Modern Tesla Power Hides Underneath The Patina Of ICON’s 1949 Mercury Coupe
Images courtesy of ICON
We’ve been following the work of Jonathan Ward and his ICON brand for a while now, and the LA-based shop’s latest build is one of the most inspired to date.
ICON’s track record of restomodding vintage 4x4s—FJs, Defenders, the usual suspects—dovetailed nicely into a separate line of one-off builds centered on the idea of mixing a gracefully aged exterior with more modern or otherwise potent powertrains; bodies with patina, engines that you can cook and eat an egg on. That’s the basic idea of the company’s so-called “Derelict” builds, and the odd-dozen of projects completed under the banner thus far have relied on the same general formula of putting gregariously powerful American pushrods in big brash American shapes drawn in the middle of the 20th century. The motors are either brand new or built to today’s standards with modern components and techniques, but the bodies retain their marks of lives lived long.
They will take any body from any marque and put whatever you want under the hood regardless of piston count. It can even go down to none at all, as is the case with this 1949 Mercury Coupe. Lift the lead sled’s stately hood and you’ll see something that resembles a standard V8 shape until you notice that rather than valve covers and manifolds staring up at you from the spacious bay, it’s a pile of neatly arranged controllers and modules. Power and torque figures are 400hp and 470lb-ft thanks to a dual-electric motor running on a Tesla Performance 85kWh battery setup.
The concept of converting to electric isn’t a new one (this isn’t even ICON’s first go at it), but it’s unique for the same reasons behind everyone knowing who Steve Jobs is; it’s well-designed, packaged beautifully, and it’s simple to use. For instance, there are two means of charging it (range is estimated between 150-200 miles); one is a 125A fast-charge port stashed behind the rear license plate, the other a clever conversion of the original fuel-fill into a socket that accepts the typical Tesla chargers that you’d find at the gas station. The conversion was done in collaboration with Stealth EV, and the name fits the service. There aren’t stickers plastered on the bodywork to call attention to its whispering drivetrain, and you could park it at any lowrider show with none the wiser should you keep the hood shut.

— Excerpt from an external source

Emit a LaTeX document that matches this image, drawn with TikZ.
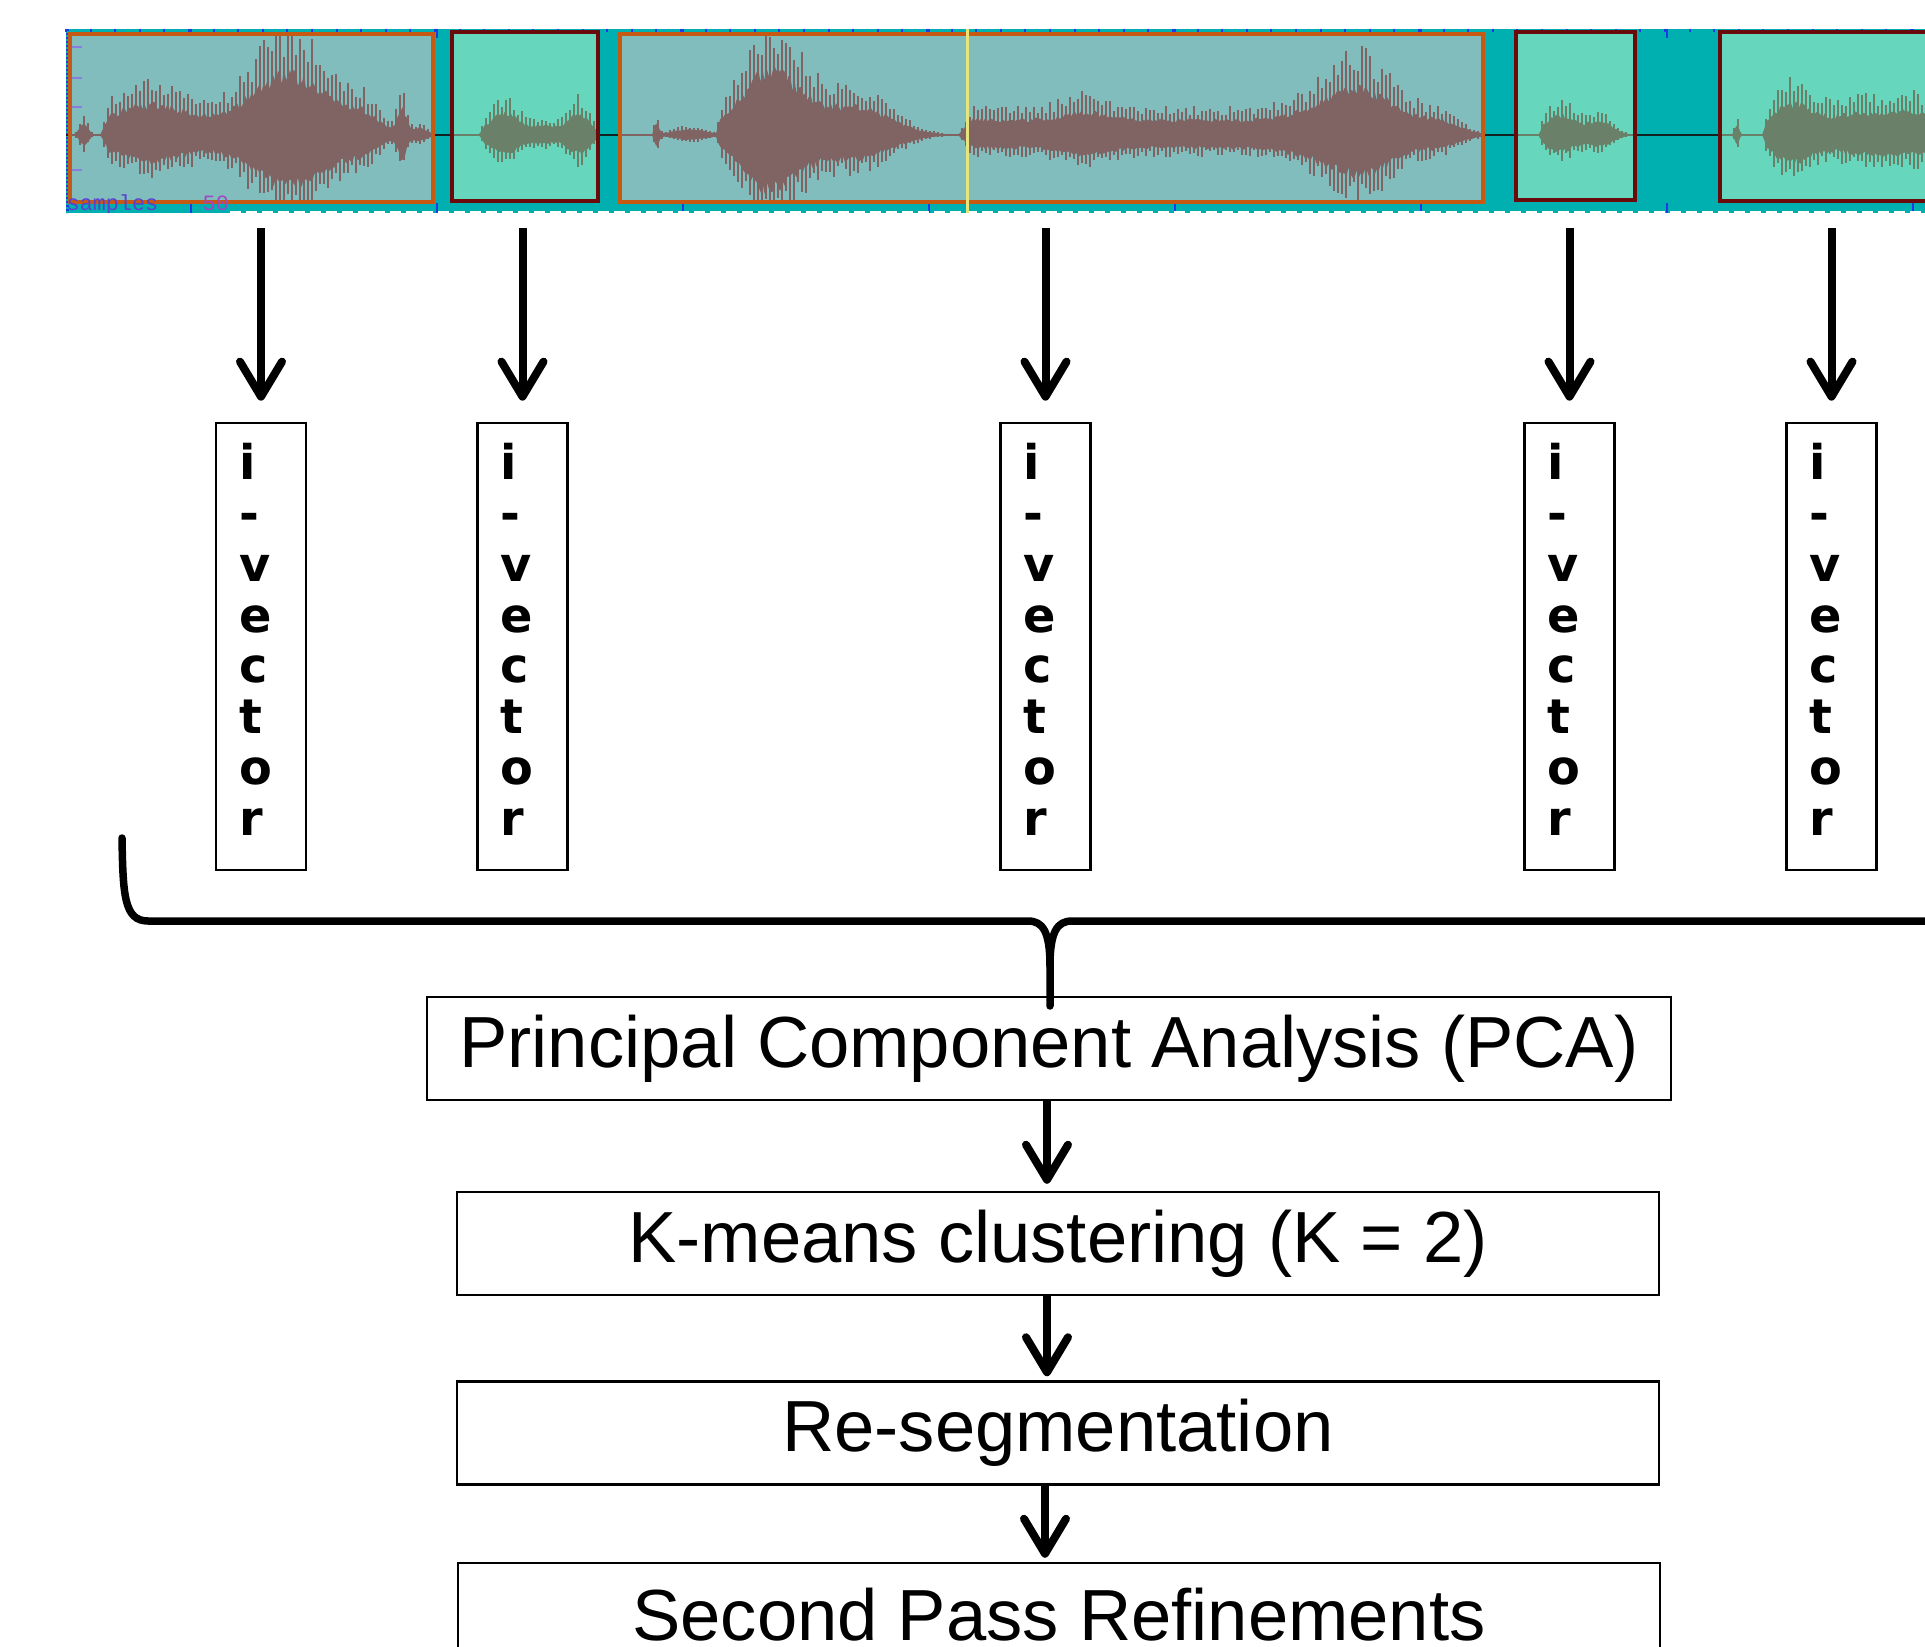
\documentclass[tikz,border=0pt]{standalone}
\usepackage{fontspec}
\setmainfont{Liberation Sans}
\newfontfamily\ivfont{DejaVu Sans}
\newfontfamily\scopefont{Liberation Mono}
\usetikzlibrary{arrows.meta}

\definecolor{stripteal}{HTML}{00B0B0}
\definecolor{segfillA}{HTML}{80BDBC}
\definecolor{segedgeA}{HTML}{C65A12}
\definecolor{segfillB}{HTML}{66D7BD}
\definecolor{segedgeB}{HTML}{6B0A0A}
\definecolor{waveA}{HTML}{806464}
\definecolor{waveB}{HTML}{6A8068}
\definecolor{silence}{HTML}{102222}
\definecolor{tickblue}{HTML}{1E3CE6}
\definecolor{axislilac}{HTML}{8A7CE0}
\definecolor{labblue}{HTML}{5A3FD0}
\definecolor{labmag}{HTML}{A044C8}
\definecolor{cursor}{HTML}{E6E47A}

\tikzset{
  stage/.style={draw, line width=0.25mm, minimum width=120.2mm, minimum height=10.3mm,
    inner sep=0pt, font=\fontsize{20.6pt}{24pt}\selectfont},
  ivbox/.style={draw, line width=0.27mm, text width=4.4mm, inner xsep=2.3mm, inner ysep=0pt,
    minimum height=44.7mm, align=left, text depth=37.1mm,
    font=\ivfont\bfseries\fontsize{13.6pt}{14.5pt}\selectfont},
  flow/.style={line width=0.8mm, -{Straight Barb[length=3.5mm,width=4.2mm,round]}},
  brace/.style={line width=0.75mm, line cap=round, line join=round},
}

% one labelled speech segment of the waveform strip:
% #1,#2 top-left corner, #3,#4 bottom-right corner, #5 fill, #6 edge, #7 wave colour, #8 envelope
\newcommand\speechseg[8]{%
  \fill[#5] (#1,#2) rectangle (#3,#4);
  \begin{scope}
    \clip (#1,#2) rectangle (#3,#4);
    \draw[#7, line width=0.2mm] (#1,135) -- (#3,135);
    \pgfmathtruncatemacro\nsm{(#3-#1)/2}%
    \fill[#7] plot[domain=#1:#3, samples=\nsm] (\x,{135-0.6*#8(\x)*(0.75+0.25*rnd)})
      -- plot[domain=#3:#1, samples=\nsm] (\x,{135+0.52*#8(\x)*(0.75+0.25*rnd)}) -- cycle;
    \pgfmathtruncatemacro\nsp{(#3-#1-4)/4}%
    \foreach \k in {0,...,\nsp}{%
      \pgfmathsetmacro\xx{#1+2+4*\k}%
      \pgfmathsetmacro\up{#8(\xx)*(0.7+0.35*rnd)}%
      \pgfmathsetmacro\dn{0.8*#8(\xx)*(0.65+0.35*rnd)}%
      \draw[#7, line width=0.18mm] (\xx,135-\up) -- (\xx,135+\dn);
    }
  \end{scope}
  \draw[#6, line width=0.35mm] (#1,#2) rectangle (#3,#4);
}

\begin{document}
\begin{tikzpicture}[x=0.1mm, y=-0.1mm,
  declare function={
    gb(\X,\C,\W)=exp(-1*min(abs((\X-\C)/\W),4)*min(abs((\X-\C)/\W),4));
    rp(\X,\A,\K)=min(max((\X-\A)/\K,0),1);
    envA(\X)=22*gb(\X,84,6)+rp(\X,100,8)*(55*gb(\X,150,60)+110*gb(\X,290,58)+25*gb(\X,365,22))
             +48*gb(\X,402,6)+12*gb(\X,420,10);
    envB(\X)=rp(\X,478,6)*(40*gb(\X,505,22)+16*gb(\X,545,15)+40*gb(\X,578,16));
    envC(\X)=rp(\X,652,3)*(22*gb(\X,656,4)+10*gb(\X,690,25))
             +rp(\X,716,4)*(115*gb(\X,770,42)+50*gb(\X,855,50))
             +28*rp(\X,958,15)*(1-rp(\X,1290,60))+14*gb(\X,1085,30)
             +85*gb(\X,1360,50)+22*gb(\X,1440,30);
    envD(\X)=rp(\X,1538,5)*(36*gb(\X,1560,22)+24*gb(\X,1600,18));
    envE(\X)=20*gb(\X,1737,3)+rp(\X,1762,5)*(52*gb(\X,1790,30)+38*gb(\X,1860,50)+34*gb(\X,1925,40));
  }]
\pgfmathsetseed{7}
\useasboundingbox (0,0) rectangle (1925,1647);
\fill[white] (0,0) rectangle (1925,1647);

% ---------- waveform strip ----------
\fill[stripteal] (66,29) rectangle (1925,213);
\draw[tickblue, line width=0.3mm, dash pattern=on 0.2mm off 0.2mm] (67,29) -- (67,213);
\foreach \t in {0,...,75}
  \draw[tickblue, line width=0.2mm] ({66+24.6*\t},29) -- ++(0,3);
\foreach \t in {0,...,7}{
  \draw[tickblue, line width=0.25mm] ({191+246*\t},29) -- ++(0,9);
  \draw[tickblue, line width=0.25mm] ({191+246*\t},203) -- ++(0,10);
}
\draw[white, line width=0.15mm, dash pattern=on 1.1mm off 0.5mm] (230,212.2) -- (1925,212.2);
\draw[silence, line width=0.25mm] (66,135) -- (1925,135);

\speechseg{70}{34}{433}{202}{segfillA}{segedgeA}{waveA}{envA}
\speechseg{452}{32}{598}{201}{segfillB}{segedgeB}{waveB}{envB}
\speechseg{620}{34}{1483}{202}{segfillA}{segedgeA}{waveA}{envC}
\speechseg{1516}{32}{1635}{200}{segfillB}{segedgeB}{waveB}{envD}
\speechseg{1720}{32}{1940}{201}{segfillB}{segedgeB}{waveB}{envE}

% amplitude axis marks and play cursor
\foreach \yy in {47,78,107,170}
  \draw[axislilac, line width=0.25mm] (72,\yy) -- ++(10,0);
\draw[cursor, line width=0.3mm] (967,29) -- (967,213);

\begin{scope}
  \clip (66,29) rectangle (1925,213);
  \node[anchor=base west, inner sep=0pt, text=labblue,
        font=\scopefont\fontsize{6.2pt}{6.5pt}\selectfont] (smp) at (66,211) {samples};
  \node[anchor=base west, inner sep=0pt, text=labmag,
        font=\scopefont\fontsize{6.2pt}{6.5pt}\selectfont] (fifty) at (202,211) {50};
\end{scope}

% ---------- i-vectors ----------
\node[ivbox] (iv1) at (261,646.5)    {i\\-\\v\\e\\c\\t\\o\\r};
\node[ivbox] (iv2) at (522.5,646.5)  {i\\-\\v\\e\\c\\t\\o\\r};
\node[ivbox] (iv3) at (1045.5,646.5) {i\\-\\v\\e\\c\\t\\o\\r};
\node[ivbox] (iv4) at (1569.5,646.5) {i\\-\\v\\e\\c\\t\\o\\r};
\node[ivbox] (iv5) at (1831.5,646.5) {i\\-\\v\\e\\c\\t\\o\\r};

\coordinate (arrowtop) at (0,228);
\foreach \n in {1,...,5}
  \draw[flow, shorten >=2.1mm] (iv\n.north |- arrowtop) -- (iv\n.north);

% ---------- processing chain ----------
\node[stage, minimum width=124.4mm] (pca) at (1049,1048.5) {Principal Component Analysis (PCA)};
\node[stage] (km)    at (1058,1243.5) {K-means clustering (K = 2)};
\node[stage] (reseg) at (1058,1433)   {Re-segmentation};
\node[stage] (spr)   at (1059,1614.5) {Second Pass Refinements};

\coordinate (flowx) at (1047,0);
\draw[flow, shorten >=0.7mm] (pca.south -| flowx) -- (km.north -| flowx);
\draw[flow, shorten >=0.4mm] (km.south -| flowx) -- (reseg.north -| flowx);
\draw[flow, shorten >=0.4mm] (reseg.south -| 1045,0) -- (spr.north -| 1045,0);

% ---------- gathering brace ----------
\coordinate (braceL) at (122,838);
\coordinate (braceR) at (1945,921);
\coordinate (bracemid) at (1050,966);
\coordinate (bracetip) at (1050,1006);
\draw[brace] (braceL) .. controls (123,895) and (124,921) .. (148,921) -- (1028,921)
  .. controls (1043,921) and (1050,932) .. (bracemid) -- (bracetip);
\draw[brace] (bracemid) .. controls (1050,932) and (1057,921) .. (1072,921) -- (braceR);
\end{tikzpicture}
\end{document}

The work on builds like this one begins in full once the body has been taken off of the chassis, which undergoes a process of reengineering to varying degrees depending on the project and its source of power, and while the patina is preserved on the removed shell (rather than faked with paint and solvents, which isn’t a bad thing in and of itself) the whole car doesn’t come back together in the same way it came apart. On this build that means the interior has been reupholstered according to Ward’s aesthetics of period-correct looks that integrate modern amenities like air-conditioning, navigation aids, high-end audio setups, power windows, the works, if you want them.
We’re all about creations like this that merge two eras without one overpowering the other, but what do you think? Is the aged appearance dishonest to the batteries that undermine the original purpose of big cruiser coupes and other land yachts built in a time when a gallon of gas was measured in cents?